[start of Extracted entries]

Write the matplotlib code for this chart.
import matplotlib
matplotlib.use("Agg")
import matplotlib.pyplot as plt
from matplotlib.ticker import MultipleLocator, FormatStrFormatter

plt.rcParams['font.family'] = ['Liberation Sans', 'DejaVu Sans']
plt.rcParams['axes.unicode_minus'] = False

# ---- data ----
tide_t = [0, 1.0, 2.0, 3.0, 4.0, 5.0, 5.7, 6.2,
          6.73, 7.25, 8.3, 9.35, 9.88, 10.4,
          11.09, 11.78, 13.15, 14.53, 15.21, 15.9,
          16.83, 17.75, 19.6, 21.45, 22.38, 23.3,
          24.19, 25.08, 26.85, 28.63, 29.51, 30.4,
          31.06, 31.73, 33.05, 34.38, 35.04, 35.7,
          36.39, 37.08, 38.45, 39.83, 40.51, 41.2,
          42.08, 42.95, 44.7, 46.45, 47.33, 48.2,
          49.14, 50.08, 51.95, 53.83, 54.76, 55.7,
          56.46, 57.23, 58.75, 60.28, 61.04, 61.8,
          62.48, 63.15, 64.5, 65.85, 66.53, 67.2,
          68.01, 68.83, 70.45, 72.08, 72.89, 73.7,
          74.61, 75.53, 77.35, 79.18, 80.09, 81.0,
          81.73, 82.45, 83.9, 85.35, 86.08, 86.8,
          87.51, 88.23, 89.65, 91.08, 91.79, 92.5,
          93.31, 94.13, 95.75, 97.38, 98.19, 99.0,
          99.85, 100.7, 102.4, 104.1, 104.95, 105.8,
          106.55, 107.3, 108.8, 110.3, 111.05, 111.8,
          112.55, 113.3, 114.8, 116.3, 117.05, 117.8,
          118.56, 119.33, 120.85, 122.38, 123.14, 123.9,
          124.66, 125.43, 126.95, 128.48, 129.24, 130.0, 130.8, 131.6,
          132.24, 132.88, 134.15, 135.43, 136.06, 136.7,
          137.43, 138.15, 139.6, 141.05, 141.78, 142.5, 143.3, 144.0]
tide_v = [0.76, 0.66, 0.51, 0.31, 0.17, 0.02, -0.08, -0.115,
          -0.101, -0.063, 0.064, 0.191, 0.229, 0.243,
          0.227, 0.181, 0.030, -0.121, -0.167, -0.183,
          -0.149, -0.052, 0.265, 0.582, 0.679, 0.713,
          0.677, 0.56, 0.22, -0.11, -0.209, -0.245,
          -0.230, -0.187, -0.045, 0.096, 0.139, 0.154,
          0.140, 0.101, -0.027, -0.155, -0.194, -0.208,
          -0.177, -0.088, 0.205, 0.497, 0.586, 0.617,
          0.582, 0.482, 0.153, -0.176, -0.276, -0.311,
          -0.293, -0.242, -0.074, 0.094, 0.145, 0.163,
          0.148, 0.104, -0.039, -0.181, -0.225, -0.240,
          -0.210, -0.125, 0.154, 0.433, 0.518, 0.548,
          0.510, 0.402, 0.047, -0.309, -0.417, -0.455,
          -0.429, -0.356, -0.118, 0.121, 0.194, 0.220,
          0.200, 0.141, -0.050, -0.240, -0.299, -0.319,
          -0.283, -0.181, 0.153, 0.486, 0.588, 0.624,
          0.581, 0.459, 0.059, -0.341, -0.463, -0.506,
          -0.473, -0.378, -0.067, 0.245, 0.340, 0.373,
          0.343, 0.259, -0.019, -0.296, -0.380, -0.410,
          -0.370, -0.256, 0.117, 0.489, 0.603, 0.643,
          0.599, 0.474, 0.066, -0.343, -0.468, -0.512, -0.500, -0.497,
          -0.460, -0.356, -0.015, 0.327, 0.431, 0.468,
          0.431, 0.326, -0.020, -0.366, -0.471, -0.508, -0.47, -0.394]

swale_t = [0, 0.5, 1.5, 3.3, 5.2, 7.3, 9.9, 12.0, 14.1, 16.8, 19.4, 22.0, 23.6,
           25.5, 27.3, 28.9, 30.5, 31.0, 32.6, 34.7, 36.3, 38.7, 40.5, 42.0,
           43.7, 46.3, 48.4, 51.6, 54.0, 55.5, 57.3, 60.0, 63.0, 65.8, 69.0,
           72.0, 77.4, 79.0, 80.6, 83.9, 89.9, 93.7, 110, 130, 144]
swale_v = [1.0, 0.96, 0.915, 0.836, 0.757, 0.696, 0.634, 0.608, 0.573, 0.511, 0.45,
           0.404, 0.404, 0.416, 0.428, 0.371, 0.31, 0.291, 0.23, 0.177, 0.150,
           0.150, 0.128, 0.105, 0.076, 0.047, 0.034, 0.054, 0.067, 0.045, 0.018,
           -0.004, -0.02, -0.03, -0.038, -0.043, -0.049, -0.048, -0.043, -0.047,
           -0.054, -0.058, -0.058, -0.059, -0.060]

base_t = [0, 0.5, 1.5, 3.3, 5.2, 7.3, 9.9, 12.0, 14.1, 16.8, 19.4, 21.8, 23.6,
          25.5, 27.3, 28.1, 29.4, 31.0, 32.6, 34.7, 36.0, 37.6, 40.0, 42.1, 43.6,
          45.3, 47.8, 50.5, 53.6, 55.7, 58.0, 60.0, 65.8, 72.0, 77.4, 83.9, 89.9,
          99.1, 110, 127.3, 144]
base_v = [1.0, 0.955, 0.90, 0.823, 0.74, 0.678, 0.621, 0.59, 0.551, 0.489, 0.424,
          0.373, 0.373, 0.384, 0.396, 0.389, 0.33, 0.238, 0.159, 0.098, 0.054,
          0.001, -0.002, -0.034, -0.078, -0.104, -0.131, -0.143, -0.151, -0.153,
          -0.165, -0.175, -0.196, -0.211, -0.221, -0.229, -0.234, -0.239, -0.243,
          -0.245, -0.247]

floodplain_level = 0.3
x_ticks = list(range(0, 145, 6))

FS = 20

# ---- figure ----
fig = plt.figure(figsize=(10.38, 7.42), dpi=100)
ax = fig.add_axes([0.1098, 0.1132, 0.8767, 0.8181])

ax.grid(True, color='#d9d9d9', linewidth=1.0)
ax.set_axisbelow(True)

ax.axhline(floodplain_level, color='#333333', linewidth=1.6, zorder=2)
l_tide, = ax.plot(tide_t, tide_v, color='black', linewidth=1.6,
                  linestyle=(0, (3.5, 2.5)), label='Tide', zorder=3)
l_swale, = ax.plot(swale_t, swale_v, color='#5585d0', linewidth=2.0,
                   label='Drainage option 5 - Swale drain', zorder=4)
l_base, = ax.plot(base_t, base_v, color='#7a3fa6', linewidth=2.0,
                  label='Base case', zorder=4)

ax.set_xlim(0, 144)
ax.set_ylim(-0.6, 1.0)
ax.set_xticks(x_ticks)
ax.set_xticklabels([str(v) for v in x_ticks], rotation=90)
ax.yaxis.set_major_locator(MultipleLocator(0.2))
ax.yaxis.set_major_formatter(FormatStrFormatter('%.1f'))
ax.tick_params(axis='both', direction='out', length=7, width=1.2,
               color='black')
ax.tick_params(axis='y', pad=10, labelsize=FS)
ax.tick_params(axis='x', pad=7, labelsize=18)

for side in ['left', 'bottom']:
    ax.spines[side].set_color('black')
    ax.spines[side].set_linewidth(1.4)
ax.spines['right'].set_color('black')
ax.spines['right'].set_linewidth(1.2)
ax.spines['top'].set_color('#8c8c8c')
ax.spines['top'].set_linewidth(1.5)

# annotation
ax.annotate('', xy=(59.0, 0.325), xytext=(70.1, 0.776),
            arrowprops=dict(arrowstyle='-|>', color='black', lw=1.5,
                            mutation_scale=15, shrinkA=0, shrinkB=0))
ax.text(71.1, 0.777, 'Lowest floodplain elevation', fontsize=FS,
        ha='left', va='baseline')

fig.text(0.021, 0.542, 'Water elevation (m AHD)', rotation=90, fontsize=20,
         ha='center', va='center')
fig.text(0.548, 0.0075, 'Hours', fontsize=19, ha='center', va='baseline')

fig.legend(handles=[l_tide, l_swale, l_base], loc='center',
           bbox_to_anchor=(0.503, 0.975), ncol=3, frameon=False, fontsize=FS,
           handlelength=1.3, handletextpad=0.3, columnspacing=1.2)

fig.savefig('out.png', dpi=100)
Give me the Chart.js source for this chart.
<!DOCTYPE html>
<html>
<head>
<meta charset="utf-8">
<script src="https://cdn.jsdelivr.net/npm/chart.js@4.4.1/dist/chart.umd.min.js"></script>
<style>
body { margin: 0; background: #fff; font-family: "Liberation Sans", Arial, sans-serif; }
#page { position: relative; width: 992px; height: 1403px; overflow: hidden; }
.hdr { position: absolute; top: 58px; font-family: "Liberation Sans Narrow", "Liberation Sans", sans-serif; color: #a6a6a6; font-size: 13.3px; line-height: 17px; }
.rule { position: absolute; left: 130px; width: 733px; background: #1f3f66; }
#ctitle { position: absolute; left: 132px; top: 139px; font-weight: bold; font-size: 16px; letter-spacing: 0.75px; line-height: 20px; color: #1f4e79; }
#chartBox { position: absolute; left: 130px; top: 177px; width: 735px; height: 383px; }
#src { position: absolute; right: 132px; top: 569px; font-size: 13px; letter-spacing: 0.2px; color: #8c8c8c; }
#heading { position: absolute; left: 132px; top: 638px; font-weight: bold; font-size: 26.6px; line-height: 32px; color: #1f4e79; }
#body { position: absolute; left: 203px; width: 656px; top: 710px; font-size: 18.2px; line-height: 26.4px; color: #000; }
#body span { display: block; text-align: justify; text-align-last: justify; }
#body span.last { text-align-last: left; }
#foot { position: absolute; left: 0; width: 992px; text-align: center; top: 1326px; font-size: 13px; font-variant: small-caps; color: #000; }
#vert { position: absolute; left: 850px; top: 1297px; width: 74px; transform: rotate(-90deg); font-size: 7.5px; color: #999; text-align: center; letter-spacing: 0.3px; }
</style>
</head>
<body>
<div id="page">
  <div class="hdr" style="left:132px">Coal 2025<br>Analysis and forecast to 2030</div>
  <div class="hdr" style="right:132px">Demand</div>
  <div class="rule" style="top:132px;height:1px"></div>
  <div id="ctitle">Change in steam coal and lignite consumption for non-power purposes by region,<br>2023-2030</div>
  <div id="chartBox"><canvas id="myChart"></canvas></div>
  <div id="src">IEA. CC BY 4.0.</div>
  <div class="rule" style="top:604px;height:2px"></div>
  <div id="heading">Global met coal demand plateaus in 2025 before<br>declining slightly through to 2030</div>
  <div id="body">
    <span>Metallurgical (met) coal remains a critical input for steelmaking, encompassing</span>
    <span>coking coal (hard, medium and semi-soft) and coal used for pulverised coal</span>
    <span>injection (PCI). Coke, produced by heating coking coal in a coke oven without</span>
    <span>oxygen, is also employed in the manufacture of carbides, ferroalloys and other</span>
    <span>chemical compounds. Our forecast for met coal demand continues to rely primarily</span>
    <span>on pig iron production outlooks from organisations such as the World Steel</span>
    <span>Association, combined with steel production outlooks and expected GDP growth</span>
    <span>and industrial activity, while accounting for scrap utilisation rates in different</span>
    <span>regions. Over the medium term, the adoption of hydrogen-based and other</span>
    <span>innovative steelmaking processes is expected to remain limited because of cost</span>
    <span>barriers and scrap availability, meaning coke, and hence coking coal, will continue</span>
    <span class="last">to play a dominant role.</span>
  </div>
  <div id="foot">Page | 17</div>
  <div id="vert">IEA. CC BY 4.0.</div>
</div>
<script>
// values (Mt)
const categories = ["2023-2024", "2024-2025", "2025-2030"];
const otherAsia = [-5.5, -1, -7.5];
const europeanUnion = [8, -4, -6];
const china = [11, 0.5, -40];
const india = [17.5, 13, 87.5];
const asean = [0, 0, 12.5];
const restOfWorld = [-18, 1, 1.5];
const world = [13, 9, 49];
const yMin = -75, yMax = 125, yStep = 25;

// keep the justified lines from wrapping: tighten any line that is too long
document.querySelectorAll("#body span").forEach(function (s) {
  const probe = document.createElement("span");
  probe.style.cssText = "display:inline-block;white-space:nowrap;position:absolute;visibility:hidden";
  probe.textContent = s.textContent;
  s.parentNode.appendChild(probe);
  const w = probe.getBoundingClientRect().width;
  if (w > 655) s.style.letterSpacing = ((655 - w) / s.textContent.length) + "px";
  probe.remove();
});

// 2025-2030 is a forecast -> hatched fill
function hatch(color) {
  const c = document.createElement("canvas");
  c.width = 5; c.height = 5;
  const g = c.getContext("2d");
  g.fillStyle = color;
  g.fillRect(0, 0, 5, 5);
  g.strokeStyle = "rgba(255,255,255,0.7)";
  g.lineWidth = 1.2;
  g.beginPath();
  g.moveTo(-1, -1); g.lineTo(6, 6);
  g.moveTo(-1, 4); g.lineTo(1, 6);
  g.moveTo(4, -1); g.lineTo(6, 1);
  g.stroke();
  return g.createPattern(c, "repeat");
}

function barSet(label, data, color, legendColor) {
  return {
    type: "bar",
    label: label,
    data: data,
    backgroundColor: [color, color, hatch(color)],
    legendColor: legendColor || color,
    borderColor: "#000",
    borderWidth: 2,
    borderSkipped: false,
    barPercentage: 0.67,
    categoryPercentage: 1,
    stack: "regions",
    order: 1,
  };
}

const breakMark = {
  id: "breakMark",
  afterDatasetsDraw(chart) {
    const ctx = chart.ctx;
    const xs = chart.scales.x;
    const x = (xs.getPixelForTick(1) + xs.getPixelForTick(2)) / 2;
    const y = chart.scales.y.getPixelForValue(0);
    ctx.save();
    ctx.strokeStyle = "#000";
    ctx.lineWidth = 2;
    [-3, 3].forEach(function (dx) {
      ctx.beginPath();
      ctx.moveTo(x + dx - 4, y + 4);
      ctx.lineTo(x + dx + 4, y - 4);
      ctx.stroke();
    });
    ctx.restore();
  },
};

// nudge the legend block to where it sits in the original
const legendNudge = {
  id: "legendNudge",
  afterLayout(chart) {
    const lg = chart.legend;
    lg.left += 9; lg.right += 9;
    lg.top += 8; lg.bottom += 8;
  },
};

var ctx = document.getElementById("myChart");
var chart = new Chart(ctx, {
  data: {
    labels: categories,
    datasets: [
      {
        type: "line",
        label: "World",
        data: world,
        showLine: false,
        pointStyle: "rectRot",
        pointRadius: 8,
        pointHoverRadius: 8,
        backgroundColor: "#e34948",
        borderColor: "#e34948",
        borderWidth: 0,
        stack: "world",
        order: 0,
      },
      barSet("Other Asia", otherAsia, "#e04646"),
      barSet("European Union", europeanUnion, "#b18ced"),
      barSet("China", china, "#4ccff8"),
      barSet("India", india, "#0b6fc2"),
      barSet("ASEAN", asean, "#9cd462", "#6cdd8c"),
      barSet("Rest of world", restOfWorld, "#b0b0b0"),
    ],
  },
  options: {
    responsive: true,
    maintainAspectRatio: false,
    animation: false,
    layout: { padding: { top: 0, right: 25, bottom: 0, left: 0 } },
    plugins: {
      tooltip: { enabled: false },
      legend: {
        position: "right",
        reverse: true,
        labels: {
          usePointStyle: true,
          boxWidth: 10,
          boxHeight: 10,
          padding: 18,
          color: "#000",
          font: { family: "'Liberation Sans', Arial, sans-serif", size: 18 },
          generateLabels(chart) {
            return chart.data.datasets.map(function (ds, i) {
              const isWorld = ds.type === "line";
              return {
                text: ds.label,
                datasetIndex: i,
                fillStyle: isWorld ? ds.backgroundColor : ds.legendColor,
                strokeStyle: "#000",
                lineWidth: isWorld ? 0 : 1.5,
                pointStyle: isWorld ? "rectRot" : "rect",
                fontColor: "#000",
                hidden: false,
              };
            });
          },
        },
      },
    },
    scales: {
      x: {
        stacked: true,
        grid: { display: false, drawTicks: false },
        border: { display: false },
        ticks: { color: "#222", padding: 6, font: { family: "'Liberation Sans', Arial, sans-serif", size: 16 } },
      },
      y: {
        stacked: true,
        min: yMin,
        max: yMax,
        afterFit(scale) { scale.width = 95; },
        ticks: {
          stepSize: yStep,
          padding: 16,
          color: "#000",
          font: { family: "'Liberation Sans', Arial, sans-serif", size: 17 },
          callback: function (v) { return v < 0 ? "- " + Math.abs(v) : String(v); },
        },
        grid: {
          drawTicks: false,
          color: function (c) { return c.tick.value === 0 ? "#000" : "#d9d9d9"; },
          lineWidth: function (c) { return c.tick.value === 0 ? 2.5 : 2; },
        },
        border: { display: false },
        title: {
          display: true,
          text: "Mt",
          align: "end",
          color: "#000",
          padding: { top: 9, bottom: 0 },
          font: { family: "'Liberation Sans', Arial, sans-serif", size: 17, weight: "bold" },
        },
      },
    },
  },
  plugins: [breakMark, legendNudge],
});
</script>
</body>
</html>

[end of Extracted entries]

# Exercise details
Word for word, quote the lines of the material from the first line through the line with "plt.rcParams['axes.unicode_minus'] = False", both ends included.

# Problem solution
Write the matplotlib code for this chart.
import matplotlib
matplotlib.use("Agg")
import matplotlib.pyplot as plt
from matplotlib.ticker import MultipleLocator, FormatStrFormatter

plt.rcParams['font.family'] = ['Liberation Sans', 'DejaVu Sans']
plt.rcParams['axes.unicode_minus'] = False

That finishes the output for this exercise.